Il XVII Meeting degli Esperti, evento annuale organizzato dall’International Religious Liberty Association (Irla), ha riunito circa 20 studiosi presso la Pepperdine University School of Law di Malibu, in California, per considerare il ruolo della religione nelle attuali lotte globali e per mettere a fuoco i modi in cui la fede può, invece, essere uno strumento potente per il mantenimento della pace e la risoluzione dei conflitti. Ogni relazione presentata durante l’evento di quattro giorni verteva in qualche modo su due domande fondamentali: “Come possiamo vivere con le nostre profonde differenze?” e “Come può il meglio delle religioni superare la spaventosa situazione di guerre di religione, pulizia etnica e religiosa, e genocidi alimentati dalla discriminazione religiosa?”.  Il convegno ha riunito un gruppo eterogeneo di studiosi che hanno rappresentato università e organizzazioni di sette paesi. Tra i relatori, ricordiamo il dott. David Little, professore emerito della Harvard Divinity School; il rev. Canon Brian Cox, vicepresidente senior del Centro Internazionale per la Religione e la Diplomazia; il prof. Cole Durham, presidente del Consorzio Internazionale per gli Studi di Diritto e Religione, con sede a Milano; il prof. T. Jeremy Gunn, docente di Relazioni Internazionali presso l’Università Al Akhawayn di Ifrane, in Marocco; e il dott. Amal Idrissi, professore di legge presso l’Università di Moulay Ismael a Meknes, in Marocco. L’ ex ambasciatore straordinario degli Stati Uniti per la libertà religiosa e attuale presidente dell’Irla il dott. Robert A. Seiple ha tenuto il primo dei dieci interventi principali e si è concentrato sulla sua esperienza diretta riguardante il terribile genocidio del 1994, in Rwanda (Tratto da NAV).

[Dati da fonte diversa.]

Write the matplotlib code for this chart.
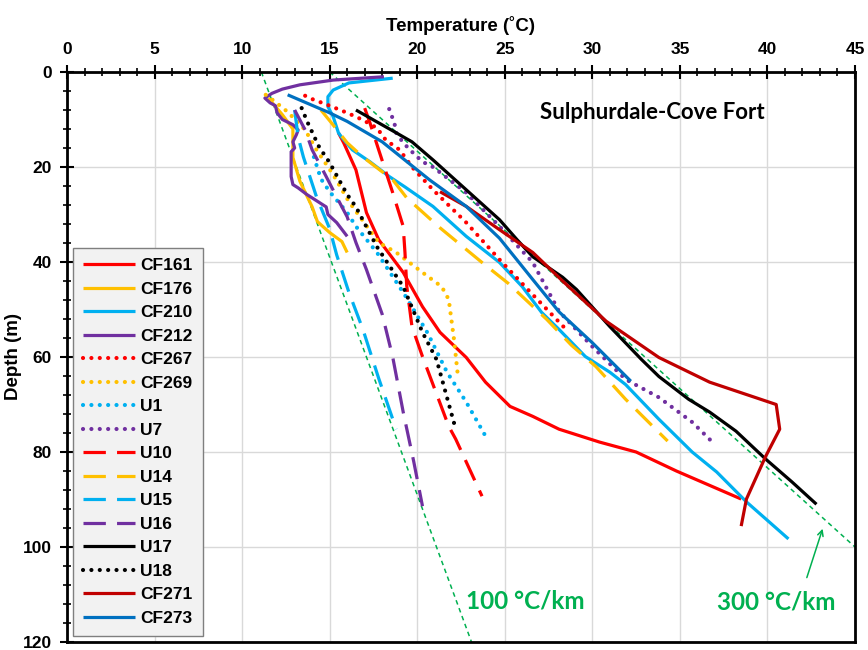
import numpy as np
import matplotlib.pyplot as plt

# ---- data (temperature degC, depth m) ----
cf161_t = [15.5, 15.8, 16.5, 17.1, 17.8, 19.2, 20.3, 21.3, 22.8, 23.9, 25.3, 26.6, 28.1, 30.4, 32.5, 34.8, 38.5]
cf161_d = [12.8, 14.9, 20.6, 29.6, 35.3, 42.2, 49.4, 54.8, 60.1, 65.3, 70.4, 72.5, 75.2, 77.9, 80.0, 84.0, 89.9]

cf176_t = [11.5, 12.3, 12.9, 12.9, 13.3, 14.0, 14.3, 15.0, 15.7, 16.0]
cf176_d = [5.5, 9.0, 12.0, 18.0, 23.0, 28.4, 31.5, 33.8, 35.7, 38.0]

cf210_t = [18.6, 16.1, 15.2, 14.9, 14.9, 15.2, 15.5, 15.7, 16.3, 17.3, 18.4, 19.3, 20.9, 22.8, 24.7, 26.0, 27.1,
           28.1, 29.6, 31.0, 31.9, 33.8, 35.7, 37.1, 38.8, 41.2]
cf210_d = [1.3, 2.3, 3.8, 5.2, 7.3, 9.4, 12.8, 13.8, 16.4, 18.9, 22.0, 24.2, 28.3, 34.6, 40.1, 45.2, 50.6,
           54.2, 59.9, 63.2, 65.8, 73.1, 80.0, 84.2, 90.5, 98.3]

cf212_t = [18.1, 15.2, 13.3, 12.3, 11.7, 11.3, 11.6, 11.9, 12.0, 12.3, 12.9, 13.2, 13.1, 12.9, 13.0, 12.8, 12.8,
           12.8, 12.9, 13.2, 13.7, 14.8, 14.9, 15.4, 16.0]
cf212_d = [1.0, 1.7, 2.7, 3.6, 4.5, 5.5, 6.5, 7.1, 8.6, 10.0, 11.1, 12.2, 13.2, 14.7, 16.0, 16.8, 18.0,
           22.0, 23.7, 24.4, 25.8, 28.4, 30.0, 31.7, 34.6]

cf267_t = [13.6, 14.0, 15.0, 16.0, 16.9, 17.7, 18.2, 19.0, 19.7, 20.9, 22.8, 24.7, 26.5, 28.4]
cf267_d = [5.0, 5.7, 7.1, 8.6, 10.1, 11.8, 14.3, 16.4, 20.0, 24.8, 31.7, 39.5, 46.5, 53.8]

cf269_t = [11.35, 11.9, 12.6, 13.6, 14.25, 15.2, 16.1, 17.8, 18.8, 20.3, 21.4, 21.8, 22.1, 22.3]
cf269_d = [4.8, 6.3, 8.4, 12.2, 16.4, 21.6, 27.3, 35.9, 38.0, 42.2, 45.2, 47.9, 56.3, 63.2]

u1_t = [14.1, 14.5, 15.0, 16.0, 16.5, 17.7, 19.3, 20.6, 21.7, 22.8, 24.0]
u1_d = [17.9, 22.5, 25.2, 29.6, 32.5, 38.0, 47.0, 55.0, 63.2, 69.5, 77.3]

u7_t = [18.4, 18.7, 18.8, 19.2, 19.7, 20.3, 20.9, 22.8, 24.7, 26.6, 28.1, 30.0, 31.9, 33.8, 35.7, 36.8]
u7_d = [7.8, 10.8, 12.8, 14.9, 16.8, 18.9, 20.0, 25.4, 32.5, 40.1, 50.4, 57.8, 64.7, 68.5, 73.7, 77.7]

u10_t = [17.0, 17.3, 17.8, 18.6, 19.2, 19.3, 19.4, 19.7, 20.3, 21.8, 22.2, 23.7]
u10_d = [7.6, 10.7, 16.4, 25.4, 32.5, 38.0, 45.0, 53.6, 59.9, 74.6, 77.3, 89.3]

u14_t = [14.5, 15.1, 16.0, 16.9, 18.6, 19.4, 21.3, 23.7, 25.2, 27.4, 28.8, 30.2, 31.9, 34.3]
u14_d = [8.0, 10.7, 14.9, 17.9, 22.7, 26.5, 32.8, 40.1, 44.5, 52.1, 57.5, 62.0, 68.9, 77.7]

u15_t = [13.0, 13.2, 13.5, 14.25, 15.0, 15.4, 16.1, 16.9, 17.8, 18.8]
u15_d = [8.0, 13.7, 17.9, 26.3, 33.0, 38.5, 46.4, 54.2, 64.5, 75.2]

u16_t = [13.0, 13.6, 14.0, 14.8, 15.4, 16.0, 16.5, 17.1, 18.0, 18.6, 19.2, 19.8, 20.3]
u16_d = [8.0, 12.2, 16.4, 22.0, 26.3, 30.5, 35.9, 41.6, 51.0, 60.0, 71.6, 82.0, 91.4]

u17_t = [16.5, 18.8, 19.7, 20.9, 22.8, 24.7, 25.7, 26.6, 28.3, 29.1, 31.0, 32.8, 33.8, 35.5, 36.7, 38.2,
         39.9, 41.4, 42.8]
u17_d = [8.0, 12.8, 14.7, 18.5, 24.8, 31.1, 35.3, 38.9, 43.2, 45.8, 53.6, 60.5, 64.1, 68.9, 71.6, 75.6,
         81.5, 86.3, 91.0]

u18_t = [13.4, 13.75, 14.4, 15.0, 16.0, 16.5, 17.7, 19.2, 20.3, 21.1, 22.2]
u18_d = [7.6, 10.7, 15.8, 19.1, 25.8, 28.4, 36.8, 45.2, 54.8, 60.5, 75.2]

cf271_t = [21.3, 22.8, 24.7, 26.6, 28.3, 30.8, 33.8, 36.7, 40.5, 40.7, 39.9, 38.8, 38.5]
cf271_d = [25.2, 28.3, 33.2, 38.0, 44.0, 52.5, 60.1, 65.3, 70.0, 75.2, 80.9, 89.9, 95.6]

cf273_t = [12.6, 15.0, 16.0, 18.0, 20.7, 22.8, 24.7, 26.6, 28.1, 30.0, 32.2]
cf273_d = [4.8, 8.6, 10.4, 14.7, 22.7, 28.3, 35.0, 43.7, 50.5, 57.0, 65.1]

# reference gradients (end points)
g100_t = [11.1, 23.1]
g100_d = [0, 120]
g300_t = [15.0, 45.0]
g300_d = [0, 100]

RED = '#ff0000'
GOLD = '#ffc000'
SKY = '#00b0f0'
PURPLE = '#7030a0'
DKRED = '#c00000'
BLUE = '#0070c0'
GREEN = '#00b050'

SOLID = '-'
DOT = (0, (0.01, 2.0))
DASH = (0, (7, 3.5))

series = [
    ('CF161', cf161_t, cf161_d, RED, SOLID),
    ('CF176', cf176_t, cf176_d, GOLD, SOLID),
    ('CF210', cf210_t, cf210_d, SKY, SOLID),
    ('CF212', cf212_t, cf212_d, PURPLE, SOLID),
    ('CF267', cf267_t, cf267_d, RED, DOT),
    ('CF269', cf269_t, cf269_d, GOLD, DOT),
    ('U1', u1_t, u1_d, SKY, DOT),
    ('U7', u7_t, u7_d, PURPLE, DOT),
    ('U10', u10_t, u10_d, RED, DASH),
    ('U14', u14_t, u14_d, GOLD, DASH),
    ('U15', u15_t, u15_d, SKY, DASH),
    ('U16', u16_t, u16_d, PURPLE, DASH),
    ('U17', u17_t, u17_d, 'black', SOLID),
    ('U18', u18_t, u18_d, 'black', DOT),
    ('CF271', cf271_t, cf271_d, DKRED, SOLID),
    ('CF273', cf273_t, cf273_d, BLUE, SOLID),
]

plt.rcParams['font.family'] = ['Liberation Sans', 'DejaVu Sans']
plt.rcParams['font.weight'] = 'bold'

fig = plt.figure(figsize=(8.68, 6.5), dpi=100)
ax = fig.add_axes([67 / 868, 1 - 642 / 650, 788 / 868, 570 / 650])

for name, t, d, c, ls in series:
    if ls == DOT:
        ax.plot(t, d, color=c, linestyle=ls, lw=3.0, label=name, dash_capstyle='round')
    else:
        ax.plot(t, d, color=c, linestyle=ls, lw=2.3, label=name, solid_capstyle='butt')

ax.plot(g100_t, g100_d, color=GREEN, lw=1.1, linestyle=(0, (3, 2.5)), zorder=1)
ax.plot(g300_t, g300_d, color=GREEN, lw=1.1, linestyle=(0, (3, 2.5)), zorder=1)

ax.set_xlim(0, 45)
ax.set_ylim(120, 0)
ax.xaxis.tick_top()
ax.xaxis.set_label_position('top')
ax.set_xticks(np.arange(0, 46, 5))
ax.set_xticks(np.arange(0, 46, 1), minor=True)
ax.set_yticks(np.arange(0, 121, 20))
ax.set_yticks(np.arange(0, 121, 4), minor=True)
ax.tick_params(which='major', direction='inout', length=10, width=1.5, labelsize=12.5, pad=6)
ax.tick_params(which='minor', direction='inout', length=6, width=1.2)
ax.tick_params(axis='y', which='both', right=False)
ax.tick_params(axis='x', which='both', bottom=False)
ax.grid(True, which='major', color='#d9d9d9', lw=1)
ax.set_axisbelow(True)
for s in ax.spines.values():
    s.set_linewidth(2)

ax.set_xlabel('Temperature (˚C)', fontsize=13.5, fontweight='bold', labelpad=8)
ax.set_ylabel('Depth (m)', fontsize=13.5, fontweight='bold')
ax.yaxis.set_label_coords(-45 / 788, 0.5)

ax.text(33.4, 8.6, 'Sulphurdale-Cove Fort', fontsize=16, fontweight='bold',
        family=['Lato', 'DejaVu Sans'], ha='center', va='center')
ax.text(22.8, 111.3, '100 °C/km', fontsize=17.5, fontweight='bold', color=GREEN,
        family=['Lato', 'DejaVu Sans'], ha='left', va='center')
ax.text(37.1, 111.5, '300 °C/km', fontsize=17.5, fontweight='bold', color=GREEN,
        family=['Lato', 'DejaVu Sans'], ha='left', va='center')
ax.annotate('', xy=(43.2, 95.6), xytext=(42.2, 107),
            arrowprops=dict(arrowstyle='->', color=GREEN, lw=1.1))

leg = ax.legend(loc='lower left', bbox_to_anchor=(0.0076, 0.0105), borderaxespad=0,
                fontsize=12.5, handlelength=3.0, handletextpad=0.25, labelspacing=0.48,
                borderpad=0.6, fancybox=False, framealpha=1)
leg.get_frame().set_facecolor('#f2f2f2')
leg.get_frame().set_edgecolor('#7f7f7f')
leg.get_frame().set_linewidth(1)

fig.savefig('out.png', dpi=100)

Il caso del Rwanda è particolarmente significativo per il ruolo svolto dalle chiese pentecostali nel post genocidio. Il pentecostalesimo approda in Rwanda nel 1940 ad opera della Swedish Free Churches’ Mission; provenivano da una ventennale esperienza missionaria in Congo (ex Zaire) e negli anni Sessanta i pentecostali sono già presenti in tutte le regioni. Con l’appellativo di balokole (quelli che credono e fanno esperienza della contemporaneità dei doni dello Spirito) vengono indicati tutti i pentecostali o ‘carismatici’ indipendentemente dalle differenze interne; le stime più accreditate li danno ad oltre 1.200.000 persone, su una popolazione complessiva di circa 7.500.000 di abitanti. Si stima che prima del genocidio del 1994 i pentecostali non andassero oltre il 2% della popolazione. L’aumento vertiginoso degli ultimi venti anni è dovuto all’atteggiamento che i pentecostali hanno assunto all’indomani del genocidio e il ruolo che hanno svolto nel post-genocidio. Infatti, nelle efferatezze dello scontro tra hutu e tutsi furono coinvolti anche alcuni pentecostali; ma all’indomani della fine dei massacri questo coinvolgimento, sia pure limitato, provocò un profondo ripensamento che prese le mosse dai pastori che erano stati costretti a fuggire e poi ritornarono. Tale situazione ha messo in moto un processo di revisione di usi, costumi e tradizioni che ha portato a spiegare il coinvolgimento nelle stragi come un attaccamento a modalità di pensiero tradizionali non purificate dallo Spirito e perciò di origine diabolica; così la missione dei pastori è diventata la restaurazione dei cuori di coloro che hanno attraversato l’esperienza del genocidio: tanto i carnefici quanto le vittime devono orientarsi verso una nuova vita per rinascere. Solo così possono diventare balokole, cioè salvati dallo Spirito, e sperimentarne i doni. Tutto ciò non si esaurisce in un soggettivismo astratto caratterizzato da una spiritualità semplicemente metastorica; anzi ha delle significative ricadute politiche e sociali permettendo, ad una parte significativa della popolazione, una rielaborazione profonda di una tragedia immane quale il genocidio del 1994 rappresentò per il Rwanda (a cura della segreteria della FCP).